40 años de la Constitución
Fidel Herráez Vegas (Arzobispo de Burgos)
El pasado 6 de diciembre celebrábamos el cuarenta aniversario de nuestra Constitución. Permitidme que hoy comparta con vosotros algunas reflexiones, al hilo de este tema. Porque la Iglesia, como dice el Concilio Vaticano II, «se siente íntima y realmente solidaria del género humano y de su historia» y «nada hay verdaderamente humano que no encuentre eco en su corazón» (GS 1). La Constitución ha sido un hito importante en nuestra historia reciente, fruto del consenso y de la generosidad de todos, donde confluyeron diferentes y legítimas sensibilidades, y que nos ha permitido convivir y superar pacíficamente los lógicos conflictos de la convivencia. Como dijimos los Obispos españoles, la Constitución de 1978 «ha propiciado años de estabilidad y prosperidad, con las excepciones de las tensiones normales de una democracia moderna» y solo fue posible «sobre el trasfondo espiritual de la reconciliación, basada en el consenso de todas las fuerzas políticas». En una nueva sociedad española, caracterizada por ser democrática, pluralista y laica, la Constitución sirvió para sellar la necesaria reconciliación de los españoles y sigue siendo un punto de convergencia válido para nuestro próximo futuro.

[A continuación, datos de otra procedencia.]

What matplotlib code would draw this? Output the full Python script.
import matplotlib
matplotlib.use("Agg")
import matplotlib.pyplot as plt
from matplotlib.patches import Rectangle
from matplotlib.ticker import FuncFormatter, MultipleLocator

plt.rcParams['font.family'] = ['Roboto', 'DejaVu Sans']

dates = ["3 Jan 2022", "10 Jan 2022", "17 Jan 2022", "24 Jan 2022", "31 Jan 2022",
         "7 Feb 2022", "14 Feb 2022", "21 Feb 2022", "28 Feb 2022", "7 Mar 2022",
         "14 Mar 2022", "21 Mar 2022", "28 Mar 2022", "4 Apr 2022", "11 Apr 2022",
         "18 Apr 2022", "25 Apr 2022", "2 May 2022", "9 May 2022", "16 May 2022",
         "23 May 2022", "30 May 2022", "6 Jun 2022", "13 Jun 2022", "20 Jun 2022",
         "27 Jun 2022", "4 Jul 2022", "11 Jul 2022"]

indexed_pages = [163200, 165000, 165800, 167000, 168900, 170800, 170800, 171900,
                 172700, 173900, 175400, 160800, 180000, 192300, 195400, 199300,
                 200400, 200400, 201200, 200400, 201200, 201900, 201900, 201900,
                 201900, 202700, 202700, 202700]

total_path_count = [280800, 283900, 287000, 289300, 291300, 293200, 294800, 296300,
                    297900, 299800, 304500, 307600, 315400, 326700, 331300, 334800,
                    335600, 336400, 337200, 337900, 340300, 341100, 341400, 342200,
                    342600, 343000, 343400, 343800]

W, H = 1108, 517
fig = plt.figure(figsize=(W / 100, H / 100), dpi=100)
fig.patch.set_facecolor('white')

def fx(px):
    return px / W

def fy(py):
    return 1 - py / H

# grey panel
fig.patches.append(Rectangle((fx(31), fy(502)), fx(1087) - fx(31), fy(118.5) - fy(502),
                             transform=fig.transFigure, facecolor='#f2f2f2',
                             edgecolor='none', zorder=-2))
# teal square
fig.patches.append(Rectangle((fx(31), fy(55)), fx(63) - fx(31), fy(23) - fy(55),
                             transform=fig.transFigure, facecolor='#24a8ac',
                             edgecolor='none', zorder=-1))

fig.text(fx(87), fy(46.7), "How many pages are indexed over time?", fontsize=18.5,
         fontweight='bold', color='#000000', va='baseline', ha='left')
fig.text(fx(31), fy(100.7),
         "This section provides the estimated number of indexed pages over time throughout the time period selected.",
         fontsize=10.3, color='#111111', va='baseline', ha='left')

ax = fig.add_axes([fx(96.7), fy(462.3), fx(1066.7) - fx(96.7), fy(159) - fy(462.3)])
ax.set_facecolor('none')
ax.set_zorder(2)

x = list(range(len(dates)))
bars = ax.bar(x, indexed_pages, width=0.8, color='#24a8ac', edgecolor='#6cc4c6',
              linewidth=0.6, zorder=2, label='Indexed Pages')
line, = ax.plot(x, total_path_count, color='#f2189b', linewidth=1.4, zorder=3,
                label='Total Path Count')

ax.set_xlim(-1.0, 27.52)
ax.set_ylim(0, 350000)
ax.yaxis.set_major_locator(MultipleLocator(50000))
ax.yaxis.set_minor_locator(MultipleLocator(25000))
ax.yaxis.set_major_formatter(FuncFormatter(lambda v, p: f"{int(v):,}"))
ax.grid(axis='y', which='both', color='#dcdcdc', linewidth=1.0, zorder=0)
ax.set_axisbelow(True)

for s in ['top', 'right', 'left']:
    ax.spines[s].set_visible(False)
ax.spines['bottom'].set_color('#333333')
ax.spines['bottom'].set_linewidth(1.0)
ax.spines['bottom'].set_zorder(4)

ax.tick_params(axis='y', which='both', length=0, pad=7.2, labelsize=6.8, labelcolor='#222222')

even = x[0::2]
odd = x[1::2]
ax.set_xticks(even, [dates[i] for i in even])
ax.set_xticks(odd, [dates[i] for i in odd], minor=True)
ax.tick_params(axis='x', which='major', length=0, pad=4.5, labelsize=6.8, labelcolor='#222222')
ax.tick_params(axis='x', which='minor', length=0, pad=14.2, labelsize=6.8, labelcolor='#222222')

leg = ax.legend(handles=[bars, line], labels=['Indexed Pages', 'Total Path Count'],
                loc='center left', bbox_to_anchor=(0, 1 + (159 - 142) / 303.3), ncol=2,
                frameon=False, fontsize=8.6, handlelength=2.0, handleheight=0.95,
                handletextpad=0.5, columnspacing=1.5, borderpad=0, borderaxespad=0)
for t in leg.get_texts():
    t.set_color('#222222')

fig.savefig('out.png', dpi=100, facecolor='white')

Es bueno que, al conmemorar hoy nuestra Ley de leyes, aprobada por las Cortes y por los ciudadanos, valoremos también el papel de quienes hicieron posible la transición de la etapa anterior al sistema democrático que disfrutamos. Entre ellos, aparte de los que habitualmente se señalan, es justo reconocer el papel fundamental que jugó la Iglesia en este proceso. Ciertamente, en momentos en los que a veces se pretende hacer una relectura sesgada de la historia, es necesario poner en valor el esfuerzo insustituible y vital que la Iglesia realizó por la concordia y la reconciliación. Impulsada por los aires nuevos que emanaron del Concilio Vaticano II, la Iglesia española colaboró eficazmente con su presencia, su formación, su conciencia social y su compromiso en aquel momento estelar de nuestra historia. De ello hoy también nos sentimos orgullosos y queremos presentar aquella aportación a nuestra sociedad como camino para seguir recorriendo.

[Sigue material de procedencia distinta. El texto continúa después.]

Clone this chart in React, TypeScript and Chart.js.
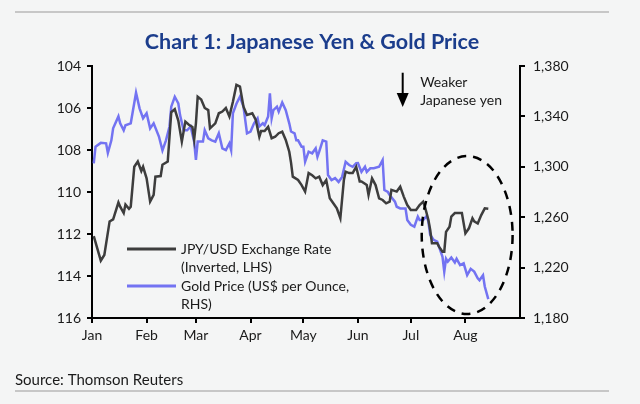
import React, { useEffect, useRef } from "react";
import { Chart, registerables } from "chart.js";

Chart.register(...registerables);

// ---- Data (day-of-year, 0 = Jan 1) ----
const MONTH_LABELS = ["Jan", "Feb", "Mar", "Apr", "May", "Jun", "Jul", "Aug"];
const MONTH_START_DAYS = [0, 31, 59, 90, 120, 151, 181, 212];
const X_MAX_DAY = 243;

const JPY_DAYS = [1, 5, 7, 10, 12, 15, 16, 18, 19, 21, 22, 24, 26, 28, 29, 31, 33, 35, 36, 39, 40, 43, 45, 47, 49, 51, 53, 55, 57, 58, 59, 60, 62, 64, 66, 67, 70, 72, 74, 76, 78, 80, 82, 84, 86, 88, 91, 93, 95, 96, 98, 100, 102, 104, 106, 108, 110, 112, 113, 114, 117, 119, 121, 123, 125, 127, 129, 131, 133, 135, 137, 139, 141, 143, 144, 146, 148, 149, 150, 152, 153, 156, 157, 159, 161, 163, 165, 167, 169, 170, 173, 175, 177, 179, 181, 184, 186, 188, 189, 191, 192, 193, 196, 197, 199, 200, 201, 203, 204, 206, 208, 210, 212, 214, 216, 217, 219, 221, 223, 225];
const JPY_VALUES = [112.1, 113.27, 113.0, 111.4, 111.3, 110.5, 110.7, 111.0, 110.6, 110.8, 110.7, 108.8, 108.55, 109.0, 108.8, 109.35, 110.46, 110.14, 109.27, 109.24, 108.7, 108.55, 106.2, 106.06, 106.6, 107.6, 106.65, 106.8, 106.9, 107.5, 106.73, 105.46, 105.6, 106.0, 106.1, 106.97, 106.73, 106.25, 106.17, 106.0, 106.4, 105.7, 104.9, 104.98, 105.94, 106.33, 106.25, 106.57, 107.37, 107.1, 107.1, 106.9, 107.44, 107.37, 107.2, 107.13, 107.52, 108.08, 108.6, 109.27, 109.43, 109.67, 109.98, 109.1, 109.2, 109.35, 109.27, 109.67, 109.43, 110.3, 110.54, 110.78, 111.25, 109.43, 109.03, 109.1, 109.1, 108.95, 108.8, 109.5, 109.5, 109.67, 110.14, 109.35, 109.67, 110.3, 110.38, 110.54, 110.46, 109.9, 109.98, 109.75, 110.22, 110.62, 110.86, 110.86, 110.62, 110.46, 110.7, 111.33, 111.8, 112.44, 112.44, 112.6, 112.84, 112.84, 111.9, 111.65, 111.17, 111.0, 111.0, 111.0, 111.97, 111.73, 111.25, 111.4, 111.5, 111.1, 110.78, 110.8];

const GOLD_DAYS = [1, 2, 5, 8, 9, 11, 12, 15, 16, 18, 19, 22, 25, 27, 29, 31, 33, 35, 38, 40, 42, 44, 45, 47, 49, 50, 52, 54, 56, 58, 59, 60, 63, 64, 66, 68, 70, 72, 74, 76, 78, 79, 80, 82, 84, 86, 88, 90, 92, 94, 95, 97, 98, 100, 101, 102, 103, 105, 106, 108, 110, 112, 113, 115, 116, 117, 119, 120, 121, 123, 125, 127, 128, 129, 131, 133, 134, 136, 138, 140, 142, 144, 146, 148, 150, 151, 153, 155, 156, 158, 160, 163, 165, 166, 168, 169, 172, 173, 175, 178, 179, 181, 183, 185, 186, 188, 190, 191, 192, 194, 196, 197, 199, 200, 201, 202, 204, 206, 207, 209, 211, 213, 215, 217, 219, 220, 222, 223, 225];
const GOLD_VALUES = [1302.8, 1316, 1319, 1318.6, 1311, 1321, 1330.5, 1340, 1334.5, 1329, 1333, 1334.5, 1358.8, 1346.4, 1338.5, 1342.5, 1330.5, 1334.5, 1324, 1313, 1321, 1332, 1347.7, 1355.6, 1350.4, 1341, 1329, 1329, 1332, 1320, 1305.4, 1320, 1320, 1329, 1322.6, 1321, 1320, 1326.6, 1314.7, 1313.3, 1318.6, 1313.3, 1342.5, 1350, 1355.6, 1347.7, 1326.6, 1328, 1334.5, 1338.5, 1332, 1334.5, 1333, 1340, 1358.3, 1338.5, 1345, 1347.7, 1343.7, 1351, 1345, 1334.5, 1328, 1326.6, 1321, 1321, 1316, 1316, 1304, 1312, 1310.7, 1314.7, 1308, 1312, 1321, 1320, 1293.5, 1289.5, 1291, 1288, 1292, 1304, 1301.4, 1300, 1302.8, 1303, 1296, 1300, 1296, 1298.8, 1298.8, 1300, 1305.4, 1281.6, 1280, 1277.6, 1272.3, 1268.3, 1267, 1267, 1257.8, 1254, 1252.5, 1260.4, 1257.8, 1257.8, 1261, 1256.4, 1246, 1242, 1240.6, 1236.6, 1228.6, 1216.8, 1227, 1224.7, 1228, 1224, 1227, 1222, 1223.4, 1214, 1219, 1216.8, 1211.5, 1210, 1214, 1205, 1195];

const LEFT_TICKS = [104, 106, 108, 110, 112, 114, 116];
const RIGHT_TICKS = [1180, 1220, 1260, 1300, 1340, 1380];

const TITLE = "Chart 1: Japanese Yen & Gold Price";
const SOURCE = "Source: Thomson Reuters";
const LEGEND_JPY = ["JPY/USD Exchange Rate", "(Inverted, LHS)"];
const LEGEND_GOLD = ["Gold Price (US$ per Ounce,", "RHS)"];
const ANNOT_TEXT = ["Weaker", "Japanese yen"];

// annotation anchors in data units (x: day, y: LHS value)
const ARROW = { day: 176.4, from: 104.32, to: 105.95 };
const ANNOT_POS = { day: 186.3, y1: 104.8, y2: 105.66 };
const ELLIPSE = { day: 213, value: 112.05, rDays: 25.8, rValue: 3.76 };

const FONT = "Lato, 'Open Sans', sans-serif";
const BLACK_LINE = "#3d3d3d";
const BLUE_LINE = "#7373f2";

const decorPlugin = {
  id: "decor",
  beforeDraw(chart: any) {
    const { ctx } = chart;
    ctx.save();
    ctx.fillStyle = "#f4f5f5";
    ctx.fillRect(0, 0, chart.width, chart.height);
    ctx.strokeStyle = "#b8b8b8";
    ctx.lineWidth = 1.5;
    ctx.beginPath();
    ctx.moveTo(15, 12);
    ctx.lineTo(609, 12);
    ctx.moveTo(15, 391);
    ctx.lineTo(609, 391);
    ctx.stroke();
    ctx.fillStyle = "#1b3d8c";
    ctx.font = `bold 21.5px ${FONT}`;
    ctx.textAlign = "center";
    ctx.textBaseline = "middle";
    ctx.fillText(TITLE, 312, 42);
    ctx.fillStyle = "#1a1a1a";
    ctx.font = `15px ${FONT}`;
    ctx.textAlign = "left";
    ctx.fillText(SOURCE, 15, 380);
    ctx.restore();
  },
  afterDatasetsDraw(chart: any) {
    const { ctx, chartArea } = chart;
    const xs = chart.scales.x;
    const yl = chart.scales.yL;
    ctx.save();
    // legend
    const lx = chartArea.left + 35;
    const ly = chartArea.top + 183;
    ctx.lineWidth = 3;
    ctx.strokeStyle = BLACK_LINE;
    ctx.beginPath();
    ctx.moveTo(lx, ly);
    ctx.lineTo(lx + 49, ly);
    ctx.stroke();
    ctx.strokeStyle = BLUE_LINE;
    ctx.beginPath();
    ctx.moveTo(lx, ly + 37);
    ctx.lineTo(lx + 49, ly + 37);
    ctx.stroke();
    ctx.fillStyle = "#1a1a1a";
    ctx.font = `14px ${FONT}`;
    ctx.textAlign = "left";
    ctx.textBaseline = "middle";
    ctx.fillText(LEGEND_JPY[0], lx + 54, ly);
    ctx.fillText(LEGEND_JPY[1], lx + 54, ly + 18);
    ctx.fillText(LEGEND_GOLD[0], lx + 54, ly + 37);
    ctx.fillText(LEGEND_GOLD[1], lx + 54, ly + 55);

    // arrow
    const ax = xs.getPixelForValue(ARROW.day);
    const ay1 = yl.getPixelForValue(ARROW.from);
    const ay2 = yl.getPixelForValue(ARROW.to);
    ctx.strokeStyle = "#000";
    ctx.fillStyle = "#000";
    ctx.lineWidth = 2;
    ctx.beginPath();
    ctx.moveTo(ax, ay1);
    ctx.lineTo(ax, ay2 - 10);
    ctx.stroke();
    ctx.beginPath();
    ctx.moveTo(ax - 6, ay2 - 14);
    ctx.lineTo(ax + 6, ay2 - 14);
    ctx.lineTo(ax, ay2);
    ctx.closePath();
    ctx.fill();
    ctx.fillStyle = "#1a1a1a";
    ctx.font = `14px ${FONT}`;
    const tx = xs.getPixelForValue(ANNOT_POS.day);
    ctx.fillText(ANNOT_TEXT[0], tx, yl.getPixelForValue(ANNOT_POS.y1));
    ctx.fillText(ANNOT_TEXT[1], tx, yl.getPixelForValue(ANNOT_POS.y2));

    // dashed ellipse
    const cx = xs.getPixelForValue(ELLIPSE.day);
    const cy = yl.getPixelForValue(ELLIPSE.value);
    const rx = xs.getPixelForValue(ELLIPSE.day + ELLIPSE.rDays) - cx;
    const ry = yl.getPixelForValue(ELLIPSE.value + ELLIPSE.rValue) - cy;
    ctx.setLineDash([9, 7]);
    ctx.lineWidth = 2.5;
    ctx.strokeStyle = "#000";
    ctx.beginPath();
    ctx.ellipse(cx, cy, Math.abs(rx), Math.abs(ry), 0, 0, Math.PI * 2);
    ctx.stroke();
    ctx.restore();
  },
};

export default function App() {
  const ref = useRef<HTMLCanvasElement | null>(null);
  useEffect(() => {
    if (!ref.current) return;
    const tickFont = { family: FONT, size: 14 };
    const chart = new Chart(ref.current, {
      type: "line",
      data: {
        datasets: [
          {
            label: "JPY/USD Exchange Rate (Inverted, LHS)",
            data: JPY_DAYS.map((d, i) => ({ x: d, y: JPY_VALUES[i] })),
            borderColor: BLACK_LINE,
            borderWidth: 2.5,
            pointRadius: 0,
            tension: 0,
            yAxisID: "yL",
          },
          {
            label: "Gold Price (US$ per Ounce, RHS)",
            data: GOLD_DAYS.map((d, i) => ({ x: d, y: GOLD_VALUES[i] })),
            borderColor: BLUE_LINE,
            borderWidth: 2.5,
            pointRadius: 0,
            tension: 0,
            yAxisID: "yR",
          },
        ],
      },
      options: {
        animation: false,
        responsive: false,
        layout: { padding: { top: 66, left: 0, right: 0, bottom: 0 } },
        plugins: { legend: { display: false }, title: { display: false }, tooltip: { enabled: false } },
        scales: {
          x: {
            type: "linear",
            min: 0,
            max: X_MAX_DAY,
            afterBuildTicks: (s: any) => {
              s.ticks = MONTH_START_DAYS.map((v) => ({ value: v }));
            },
            afterFit: (s: any) => {
              s.height = 86;
            },
            ticks: {
              autoSkip: false,
              maxRotation: 0,
              padding: 4,
              color: "#1a1a1a",
              font: tickFont,
              callback: (v: any) => MONTH_LABELS[MONTH_START_DAYS.indexOf(Number(v))] ?? "",
            },
            grid: { drawOnChartArea: false, drawTicks: true, tickLength: 5, color: "#000", lineWidth: 2 },
            border: { display: true, color: "#000", width: 2 },
          },
          yL: {
            position: "left",
            reverse: true,
            min: 104,
            max: 116,
            afterBuildTicks: (s: any) => {
              s.ticks = LEFT_TICKS.map((v) => ({ value: v }));
            },
            afterFit: (s: any) => {
              s.width = 92;
            },
            ticks: { color: "#1a1a1a", font: tickFont, padding: 6 },
            grid: { drawOnChartArea: false, drawTicks: true, tickLength: 5, color: "#000", lineWidth: 2 },
            border: { display: true, color: "#000", width: 2 },
          },
          yR: {
            position: "right",
            min: 1180,
            max: 1380,
            afterBuildTicks: (s: any) => {
              s.ticks = RIGHT_TICKS.map((v) => ({ value: v }));
            },
            afterFit: (s: any) => {
              s.width = 120;
            },
            ticks: {
              color: "#1a1a1a",
              font: tickFont,
              padding: 8,
              callback: (v: any) => Number(v).toLocaleString("en-US"),
            },
            grid: { drawOnChartArea: false, drawTicks: true, tickLength: 5, color: "#000", lineWidth: 2 },
            border: { display: true, color: "#000", width: 2 },
          },
        },
      },
      plugins: [decorPlugin],
    } as any);
    return () => chart.destroy();
  }, []);
  return (
    <div style={{ position: "absolute", left: 0, top: 0, width: 640, height: 404, background: "#f4f5f5" }}>
      <canvas ref={ref} width={640} height={404} />
    </div>
  );
}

Hago mías las palabras del presidente de la Conferencia Episcopal en su último discurso a la Asamblea Plenaria: «los católicos estamos satisfechos de haber prestado la ayuda que estaba en nuestras manos, nos sentimos bien integrados en el sistema democrático y es nuestra intención continuar participando, desde nuestra identidad, en la justicia, la solidaridad, la paz, la convivencia y la esperanza de nuestra sociedad. Ni deseamos ponernos medallas, ni queremos ser preteridos». En efecto, la Iglesia aprecia y promueve el sistema democrático porque nos permite superar las lógicas diferencias desde el diálogo, convivir pacíficamente en la diferencia y garantizar mínimamente los derechos de todas las personas para un mejor desarrollo humano integral. Son precisamente estos derechos humanos que expresan la dignidad y centralidad de la persona (de cuya declaración conmemoraremos mañana su 70 aniversario), los que están en la base de nuestro reglamento constitucional.
A veces se nos quiere vincular a los cristianos con etapas pasadas, se nos acusa de no sentirnos cómodos en el sistema democrático y de querer imponer nuestra moral y nuestras normas al conjunto de la sociedad. De esta manera se nos relega explícita o implícitamente al ámbito de lo privado desde un laicismo trasnochado y nada integrador. Es urgente, en ese clima, reivindicar en la democracia una sana laicidad, el debido respeto al pluralismo y a la libertad religiosa y una provechosa participación de todos que nos enriquezca mutuamente y posibilite un fundamento ético sólido para el conjunto de las leyes y de la convivencia.
La Constitución fue posible por el diálogo y el entendimiento desde un único objetivo: la búsqueda del bien común. Es este principio el que puede dar sentido, orientar y fundamentar el actuar político. Quizás sería bueno recuperar y cultivar este espíritu en las actuales circunstancias, que nos permita superar la confrontación y ayude a revalorizar el actuar político que bien entendido es, como dice el Papa Francisco, «una de las formas más altas de la caridad» porque busca precisamente ese bien común para todos y especialmente para quienes más lo necesitan. Sin duda que la participación de los laicos cristianos en estos compromisos sociopolíticos, con la luz de la enseñanza social de la Iglesia, como lo fue hace cuarenta años, podrá contribuir positivamente, también hoy, en este necesario empeño comunitario. Porque la misión de la Iglesia «entidad social visible y comunidad espiritual», es la de ser y actuar como fermento y como alma de la sociedad, que debe renovarse en Cristo y transformarse en familia de Dios (GS, 40).